A cooling-off period is a fixed window after signing a private treaty contract during which a buyer can withdraw by paying a small penalty. The length varies by state. In New South Wales and Queensland, it is generally five business days for standard residential purchases. A finance condition is a specific clause that allows the buyer to exit if the lender does not formally approve the loan within a nominated timeframe, typically 14 to 21 days. They protect different things and operate independently. Always seek advice from your conveyancer or solicitor before agreeing to shorten or waive either.
What is the advantage of making a pre-auction offer?
A pre-auction offer allows you to secure the property before auction day and avoid the unconditional bidding environment, where there is no cooling-off period or finance clause protection after the hammer falls.
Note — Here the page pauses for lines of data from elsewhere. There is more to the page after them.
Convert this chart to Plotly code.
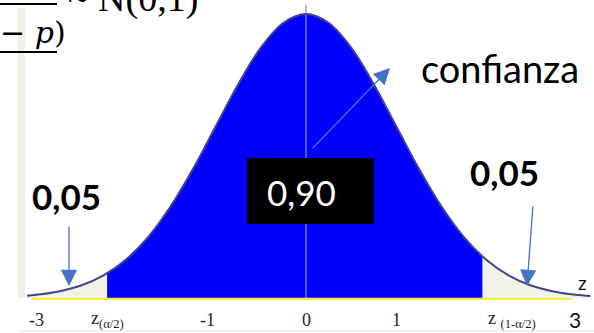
import plotly.graph_objects as go

# ---- data ----
z_curve = [-3.1, -3.0, -2.75, -2.5, -2.25, -2.0, -1.75, -1.5, -1.25, -1.0, -0.75, -0.5, -0.25,
           0.0, 0.25, 0.5, 0.75, 1.0, 1.25, 1.5, 1.75, 2.0, 2.25, 2.5, 2.75, 3.0, 3.16]
density = [0.0033, 0.0044, 0.0091, 0.0175, 0.0317, 0.054, 0.0863, 0.1295, 0.1826, 0.242, 0.3011, 0.3521, 0.3867,
           0.3989, 0.3867, 0.3521, 0.3011, 0.242, 0.1826, 0.1295, 0.0863, 0.054, 0.0317, 0.0175, 0.0091, 0.0044, 0.0027]
conf_bounds = [-2.21, 1.96]
conf_bound_density = [0.0347, 0.0584]

tick_positions = [-3.0, -2.21, -1.09, 0.0, 1.01, 2.29, 2.99]
tick_labels = ["-3", "z<sub>(α/2)</sub>", "-1", "0", "1", "z <sub>(1-α/2)</sub>", "3"]

central_area_label = "0,90"
tail_area_labels = ["0,05", "0,05"]
confidence_label = "confianza"

# ---- geometry helpers (figure pixel -> paper) ----
W, H = 594, 333
def px(x):
    return x / W
def py(y):
    return 1 - y / H

lo, hi = conf_bounds
d_lo, d_hi = conf_bound_density

conf_x = [lo] + [z for z in z_curve if lo < z < hi] + [hi]
conf_y = [d_lo] + [d for z, d in zip(z_curve, density) if lo < z < hi] + [d_hi]
tl_x = [z for z in z_curve if z < lo] + [lo]
tl_y = [d for z, d in zip(z_curve, density) if z < lo] + [d_lo]
tr_x = [hi] + [z for z in z_curve if z > hi]
tr_y = [d_hi] + [d for z, d in zip(z_curve, density) if z > hi]

fig = go.Figure()
# tails (light shading)
for xs, ys in [(tl_x, tl_y), (tr_x, tr_y)]:
    fig.add_trace(go.Scatter(x=xs, y=ys, mode="lines", fill="tozeroy",
                             fillcolor="#f1f2e8", line=dict(width=0, shape="spline"),
                             hoverinfo="skip", showlegend=False))
# central confidence region
fig.add_trace(go.Scatter(x=conf_x, y=conf_y, mode="lines", fill="tozeroy",
                         fillcolor="#0000ff", line=dict(width=0, shape="spline"),
                         hoverinfo="skip", showlegend=False))
# center line
fig.add_trace(go.Scatter(x=[0, 0], y=[0, 0.4116], mode="lines",
                         line=dict(color="#8c8cd8", width=1.2), hoverinfo="skip", showlegend=False))
# baseline (yellow)
fig.add_trace(go.Scatter(x=[-3.05, 2.95], y=[-0.0012, -0.0012], mode="lines",
                         line=dict(color="#f2f03c", width=2.2), hoverinfo="skip", showlegend=False))
# density curve
fig.add_trace(go.Scatter(x=z_curve, y=density, mode="lines",
                         line=dict(color="#43438a", width=2, shape="spline"),
                         hoverinfo="skip", showlegend=False))

shapes = []
# left light strip
shapes.append(dict(type="rect", xref="paper", yref="paper", x0=px(18), x1=px(25), y0=py(298), y1=py(8),
                   fillcolor="#f1f1e3", line=dict(width=0), layer="below"))
# bottom faint line
shapes.append(dict(type="line", xref="paper", yref="paper", x0=px(18), x1=px(594), y0=py(331), y1=py(331),
                   line=dict(color="#e4e4e4", width=1)))
# black box
shapes.append(dict(type="rect", xref="paper", yref="paper", x0=px(247), x1=px(374), y0=py(224), y1=py(158),
                   fillcolor="#000000", line=dict(width=0)))
# formula fraction lines
shapes.append(dict(type="line", xref="paper", yref="paper", x0=px(0), x1=px(57), y0=py(4), y1=py(4),
                   line=dict(color="#000", width=2)))
shapes.append(dict(type="line", xref="paper", yref="paper", x0=px(0), x1=px(57), y0=py(52), y1=py(52),
                   line=dict(color="#000", width=2)))

ann = []
# tick labels
for pos, lab in zip(tick_positions, tick_labels):
    if lab == "3":
        f = dict(family="Lato, sans-serif", size=21, color="#111")
    else:
        f = dict(family="Liberation Serif, serif", size=18, color="#222")
    ann.append(dict(x=pos, y=(298 - 320) / 711.8, xref="x", yref="y", text=lab, showarrow=False,
                    font=f, xanchor="center", yanchor="middle"))
# 'z' axis name
ann.append(dict(x=px(582), y=py(282), xref="paper", yref="paper", text="z", showarrow=False,
                xanchor="center", yanchor="middle",
                font=dict(family="Lato, sans-serif", size=19, color="#111")))
# box text
ann.append(dict(x=px(301), y=py(192), xref="paper", yref="paper", text=central_area_label, showarrow=False,
                xanchor="center", yanchor="middle",
                font=dict(family="Lato, sans-serif", size=35, color="#ffffff")))
# tail labels
ann.append(dict(x=px(66), y=py(196), xref="paper", yref="paper", text="<b>%s</b>" % tail_area_labels[0],
                xanchor="center", yanchor="middle",
                showarrow=False, font=dict(family="Lato, sans-serif", size=35, color="#000")))
ann.append(dict(x=px(504), y=py(172), xref="paper", yref="paper", text="<b>%s</b>" % tail_area_labels[1],
                xanchor="center", yanchor="middle",
                showarrow=False, font=dict(family="Lato, sans-serif", size=35, color="#000")))
# confianza
ann.append(dict(x=px(500), y=py(68), xref="paper", yref="paper", text=confidence_label, showarrow=False,
                xanchor="center", yanchor="middle",
                font=dict(family="Lato, sans-serif", size=38, color="#000")))
# arrows
for (x0, y0, x1, y1) in [(69, 225, 69, 286), (533, 205, 527, 286), (311, 150, 390, 68)]:
    ann.append(dict(x=px(x1), y=py(y1), xref="paper", yref="paper", ax=x0 - x1, ay=y0 - y1,
                    axref="pixel", ayref="pixel", text="", showarrow=True, arrowhead=2,
                    arrowsize=2.5, arrowwidth=1.3, arrowcolor="#4472c4"))
# formula fragments
ann.append(dict(x=px(-2), y=py(33), xref="paper", yref="paper", text="− <i>p</i>)", showarrow=False,
                xanchor="left", yanchor="middle",
                font=dict(family="DejaVu Serif, serif", size=30, color="#000")))
ann.append(dict(x=px(66), y=py(-1), xref="paper", yref="paper", text="~ N(0,1)", showarrow=False,
                xanchor="left", yanchor="middle",
                font=dict(family="Liberation Serif, serif", size=38, color="#000")))

fig.update_layout(
    width=W, height=H, margin=dict(l=0, r=0, t=0, b=0),
    paper_bgcolor="white", plot_bgcolor="white",
    xaxis=dict(range=[-3.4, 3.2], visible=False, fixedrange=True),
    yaxis=dict(range=[-0.0492, 0.4187], visible=False, fixedrange=True),
    shapes=shapes, annotations=ann, showlegend=False,
)
fig.write_html("out.html", post_script="document.body.style.margin='0';",
               config={"displayModeBar": False})
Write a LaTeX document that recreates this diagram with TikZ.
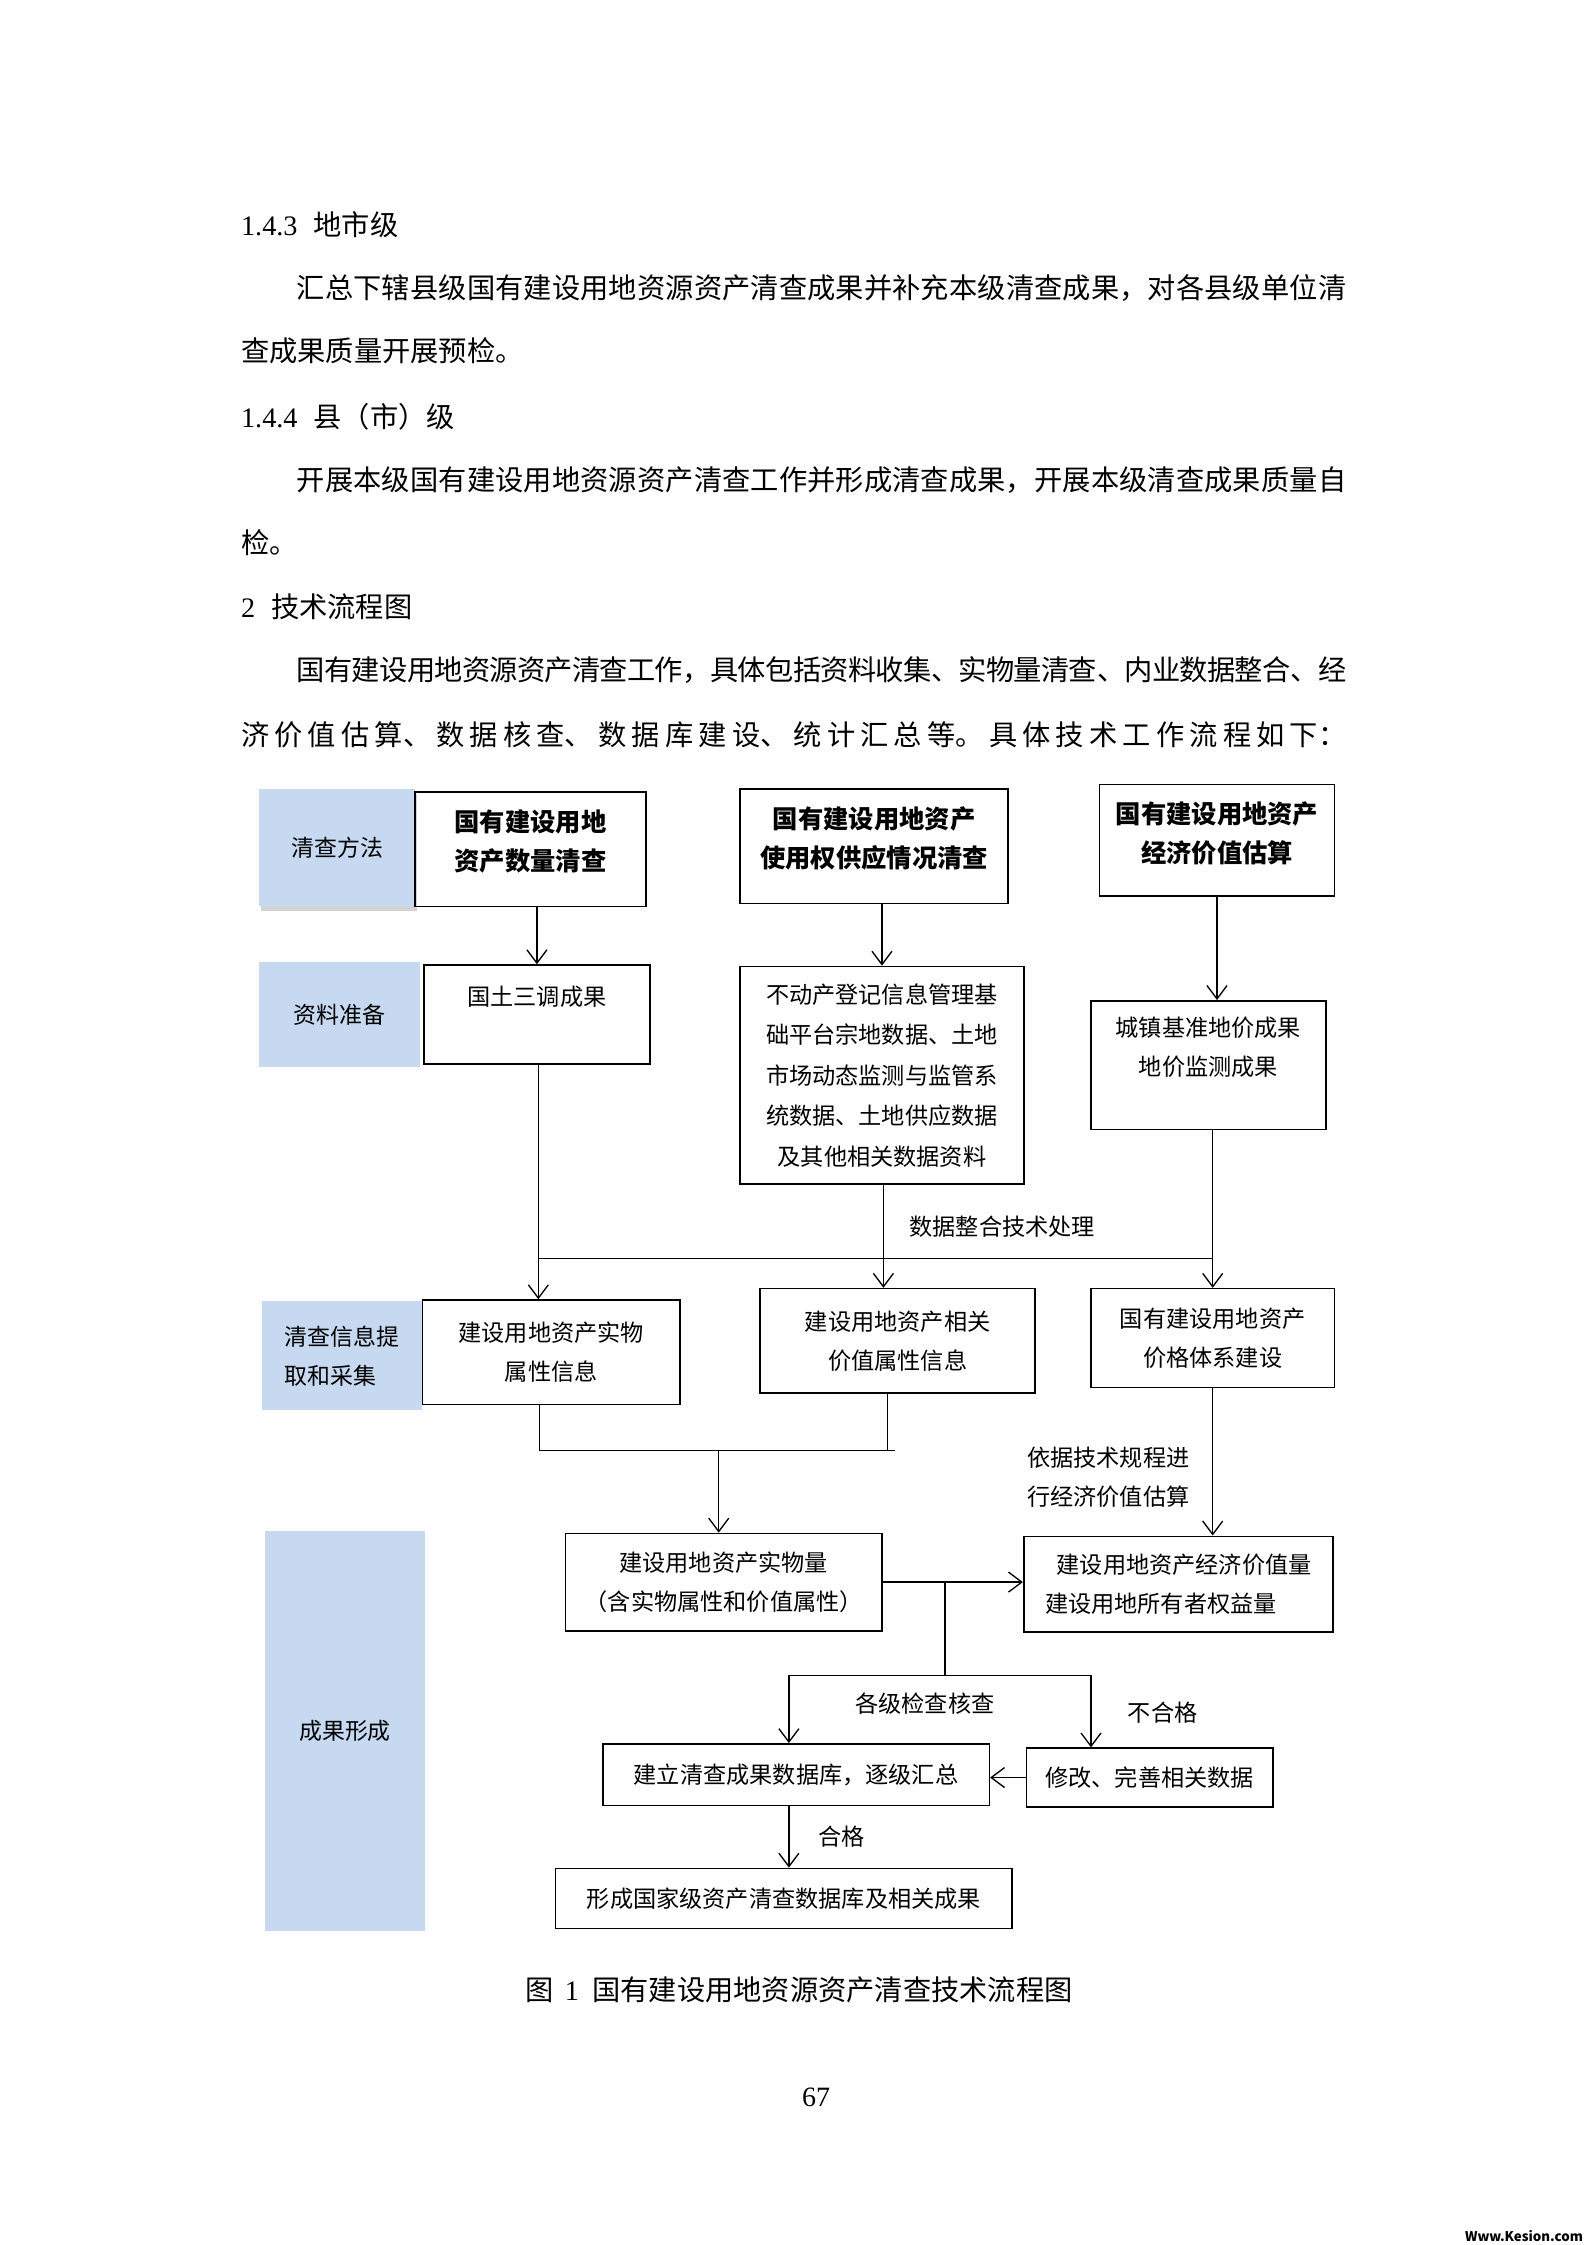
\documentclass[tikz,border=0pt]{standalone}
\usepackage{fontspec}
\setmainfont{Noto Sans CJK SC}
\newfontfamily\tnr{Liberation Serif}
\usepackage{tikz}
\usetikzlibrary{arrows.meta, positioning, calc, shadows}
\XeTeXlinebreaklocale "zh"
\XeTeXlinebreakskip=0pt plus 2pt minus 0.5pt
\definecolor{tagblue}{RGB}{198,217,240}
\def\px{0.5373pt}
% one justified line of body text
\newcommand\fillline[2]{\parbox{#1}{\tolerance=9999\parfillskip=0pt\relax #2}}

\tikzset{
  wh/.style 2 args={minimum width=#1*\px, minimum height=#2*\px},
  flowbox/.style={draw, line width=0.6pt, inner sep=0pt, align=center, font=\fontsize{8.7}{14.6}\selectfont},
  titlebox/.style={flowbox, font=\bfseries\fontsize{9.5}{14.6}\selectfont},
  tagbox/.style={fill=tagblue, inner sep=0pt, align=center, font=\fontsize{8.6}{14.6}\selectfont},
  note/.style={inner sep=0pt, align=left, font=\fontsize{8.7}{14.6}\selectfont},
  bodytext/.style={inner sep=0pt, anchor=west, font=\fontsize{10.6}{12}\selectfont},
  link/.style={line width=0.5pt},
}

\begin{document}
\begin{tikzpicture}[x=\px, y=-\px, >={Straight Barb[length=5pt,width=7.5pt]}]
\useasboundingbox (0,0) rectangle (1108,1568);

% body text above the chart
\node[bodytext] (h143) at (168,157) {{\tnr 1.4.3}\hspace{6pt}地市级};
\node[bodytext] (p1a) at (207,201) {\fillline{393.8pt}{汇总下辖县级国有建设用地资源资产清查成果并补充本级清查成果，对各县级单位清}};
\node[bodytext] (p1b) at (168,245) {查成果质量开展预检。};
\node[bodytext] (h144) at (168,291) {{\tnr 1.4.4}\hspace{6pt}县（市）级};
\node[bodytext] (p2a) at (207,335) {\fillline{393.8pt}{开展本级国有建设用地资源资产清查工作并形成清查成果，开展本级清查成果质量自}};
\node[bodytext] (p2b) at (168,379) {检。};
\node[bodytext] (h2) at (168,424) {{\tnr 2}\hspace{6pt}技术流程图};
\node[bodytext] (p3a) at (207,468) {\fillline{393.8pt}{国有建设用地资源资产清查工作，具体包括资料收集、实物量清查、内业数据整合、经}};
\node[bodytext] (p3b) at (168,513) {\fillline{414.8pt}{济价值估算、数据核查、数据库建设、统计汇总等。具体技术工作流程如下：}};

% stage tags
\node[tagbox, wh={109}{82}, drop shadow={shadow xshift=0.8pt, shadow yshift=-1.8pt, opacity=0.35}] (tmethod) at (235.5,592) {清查方法};
\node[tagbox, wh={112}{73}] (tdata) at (237,708.5) {资料准备};
\node[tagbox, wh={112}{76}, align=left] (tcollect) at (239,947) {清查信息提\\取和采集};
\node[tagbox, wh={112}{280}] (tresult) at (241,1209) {成果形成};

% row 1: methods
\node[titlebox, wh={161}{80}] (m1) at (370.5,593) {国有建设用地\\资产数量清查\\[-8pt]\mbox{}};
\node[titlebox, wh={187}{80}] (m2) at (610.5,591) {国有建设用地资产\\使用权供应情况清查\\[-8pt]\mbox{}};
\node[titlebox, wh={164}{78}] (m3) at (850,587) {国有建设用地资产\\经济价值估算\\[-8pt]\mbox{}};

% row 2: data
\node[flowbox, wh={158}{69}, label={[note, anchor=north, yshift=-8pt]north:国土三调成果}] (d1) at (375,708.5) {};
\node[flowbox, wh={198}{152}, font=\fontsize{8.7}{15.2}\selectfont] (d2) at (616,751) {不动产登记信息管理基\\础平台宗地数据、土地\\市场动态监测与监管系\\统数据、土地供应数据\\及其他相关数据资料};
\node[flowbox, wh={164}{90}] (d3) at (844,744) {城镇基准地价成果\\地价监测成果\\\mbox{}};

% row 3: collection
\node[flowbox, wh={180}{73}] (c1) at (385,944.5) {建设用地资产实物\\属性信息};
\node[flowbox, wh={192}{73}] (c2) at (627,936.5) {建设用地资产相关\\价值属性信息};
\node[flowbox, wh={170}{69}] (c3) at (847,934.5) {国有建设用地资产\\价格体系建设};

% row 4: results
\node[flowbox, wh={221}{68}] (r1) at (505.5,1105) {建设用地资产实物量\\（含实物属性和价值属性）};
\node[flowbox, wh={216}{67}, align=left] (r2) at (823,1106.5) {\hspace{0.5em}建设用地资产经济价值量\\建设用地所有者权益量};
\node[flowbox, wh={270}{43}] (k1) at (556,1239.5) {建立清查成果数据库，逐级汇总};
\node[flowbox, wh={172}{41}] (k2) at (803,1241.5) {修改、完善相关数据};
\node[flowbox, wh={319}{42}] (f1) at (547.5,1326) {形成国家级资产清查数据库及相关成果};

% junctions
\coordinate (bl) at (376,879);
\coordinate (bm) at (617,879);
\coordinate (br) at (847,879);
\coordinate (ml) at (377,1013);
\coordinate (mc) at (620,1013);
\coordinate (mr) at (625,1013);
\coordinate (mm) at (502,1013);
\coordinate (split) at (660,1170);
\coordinate (sl) at (551,1170);
\coordinate (sr) at (762,1170);

% connectors
\draw[link, ->] (d1.north |- m1.south) -- (d1.north);
\draw[link, ->] (d2.north |- m2.south) -- (d2.north);
\draw[link, ->] (m3.south) -- (m3.south |- d3.north);
\draw[link] (bl) -- (br);
\draw[link, ->] (bl |- d1.south) -- (bl |- c1.north);
\draw[link, ->] (bm |- d2.south) -- (bm |- c2.north);
\draw[link, ->] (br |- d3.south) -- (br |- c3.north);
\node[note] (lmerge) at (700,857) {数据整合技术处理};

\draw[link] (ml |- c1.south) -- (ml) -- (mr);
\draw[link] (mc |- c2.south) -- (mc);
\draw[link, ->] (mm) -- (mm |- r1.north);
\draw[link, ->] (c3.south) -- (c3.south |- r2.north);
\node[note, anchor=west] (lvalue) at (717,1031.5) {依据技术规程进\\行经济价值估算};

\draw[link, ->] (r1.east) -- (r1.east -| r2.west);
\draw[link] (split |- r1.east) -- (split);
\draw[link] (sl) -- (sr);
\draw[link, ->] (sl) -- (sl |- k1.north);
\draw[link, ->] (sr) -- (sr |- k2.north);
\node[note] (lcheck) at (646,1190) {各级检查核查};
\node[note] (lfail) at (812,1196) {不合格};
\draw[link, ->] (k2.west) -- (k2.west -| k1.east);
\draw[link, ->] (sl |- k1.south) -- (sl |- f1.north);
\node[note] (lpass) at (588,1283) {合格};

% caption, page number, mark
\node[bodytext] (caption) at (367,1390) {图\hspace{4pt}{\tnr 1}\hspace{5pt}国有建设用地资源资产清查技术流程图};
\node[inner sep=0pt, font=\tnr\fontsize{10.5}{12}\selectfont] (pageno) at (570,1465) {67};
\node[inner sep=0pt, anchor=east, font=\bfseries\fontsize{5}{6}\selectfont] (mark) at (1106,1562) {Www.Kesion.com};
\end{tikzpicture}
\end{document}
Vendors will generally only consider pre-auction offers at or near their reserve, but a well-structured offer with clean finance and terms that suit the vendor’s situation can be more attractive than the uncertainty of auction day. Ask the selling agent directly whether the vendor is open to pre-auction offers before you structure your approach.
What government schemes can reduce the upfront cost for teachers buying their first home?
The Australian Government 5% Deposit Scheme (formerly the Home Guarantee Scheme, rebranded from 1 October 2025) allows eligible first home buyers to purchase with a minimum 5% deposit without paying Lenders Mortgage Insurance, with the government acting as guarantor. As of October 2025, there are no income caps, no waitlists, and property price caps have been increased significantly across most states and territories. The First Home Owner Grant is also available in most states for purchases of new homes, with amounts varying by location. For a current summary of what applies in your state, the official government site at firsthomebuyers.gov.au is the most up-to-date starting point.
Why does the method of sale matter for first home buyer negotiations?
Private treaty allows you to negotiate price, terms, conditions, and settlement dates across multiple rounds, giving you progressively more information about the vendor’s actual position as the process develops. Auction contracts are unconditional the moment the hammer falls, with no cooling-off period and no finance clause protection, which means you need near-unconditional finance approval before you bid and a firm price ceiling set before you walk in. Understanding which method applies before you inspect a property means you are preparing the right way for the right process.